Wary of a Maratha-Muslim consolidation behind the Maha Vikas Aghadi, apprehensive of farm distress hitting it in rural areas which make up more than half the state’s constituencies, and seeking to check the Opposition’s caste census gambit aimed at backward groups, the BJP has fallen back on Hindutva issues to consolidate the Hindu vote.
The other incentive to go harder on Hindutva issues was the Lok Sabha results, with the BJP winning just nine seats, a sharp drop from 23 in 2019.
Following realisation that attempts to tackle caste and farmer issues by the party were not having the required success. A senior BJP functionary, requesting anonymity, admitted: “We had been confident that the course correction undertaken by extending welfare schemes to the agriculture sector would dilute farmer anger over low kharif crop prices. We never anticipated anger of such scale.”
What’s happening in Jharkhand: In the 2019 Assembly polls, the JMM-Congress-RJD alliance won 47 seats in the 81-member House, while the BJP won 25 seats.
Hemant Soren went on to become the CM. But a lot has changed since. In February this year, before his arrest in a money laundering case, Soren resigned as the CM to make way for then JMM leader Champai Soren.
Soren came out from prison on bail in July, but Champai did not give in easily.

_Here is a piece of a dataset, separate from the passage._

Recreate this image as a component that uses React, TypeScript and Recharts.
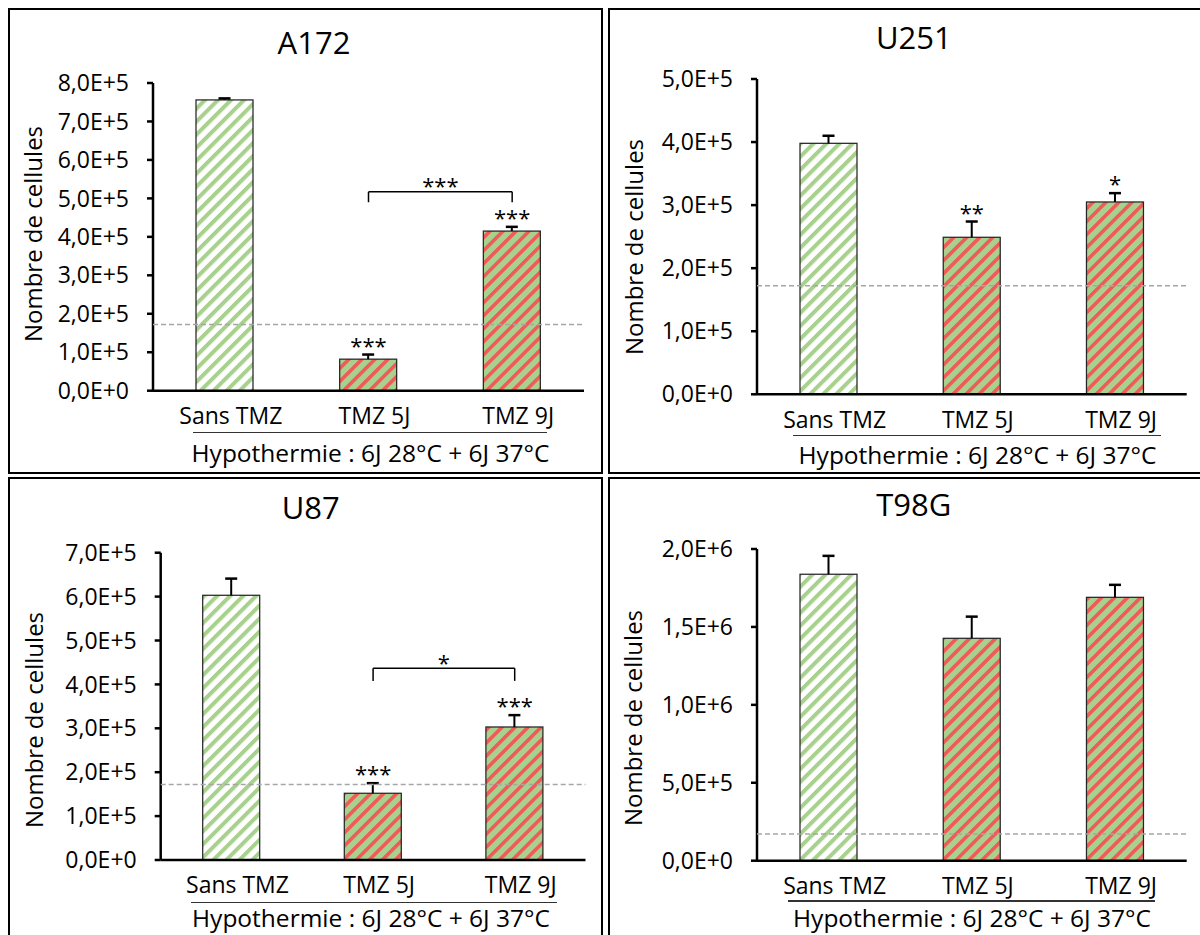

After some hiccups — which included allegations that he was “humiliated” by the party — Champai reluctantly stepped down as the CM. He subsequently went on to join the BJP.
In the recent Lok Sabha polls, the BJP lost all of the five Schedule Tribe (ST)-reserved seats, ostensibly due to the damage caused due to Soren’s arrest. As the CM is a strong tribal face with a significant mass support on the ground —- the JMM-Congress combine won 26 of the 28 ST-reserved Assembly seats in 2019 — his arrest and its legality would be a key campaign point for the INDIA bloc. Whether that again evokes tribal sentiments remains to be seen.
The BJP on Friday announced a 12-member manifesto committee headed by South Delhi MP Ramvir Singh Bidhuri to spell out its poll promises and vision for Delhi ahead of the assembly polls due in February next year.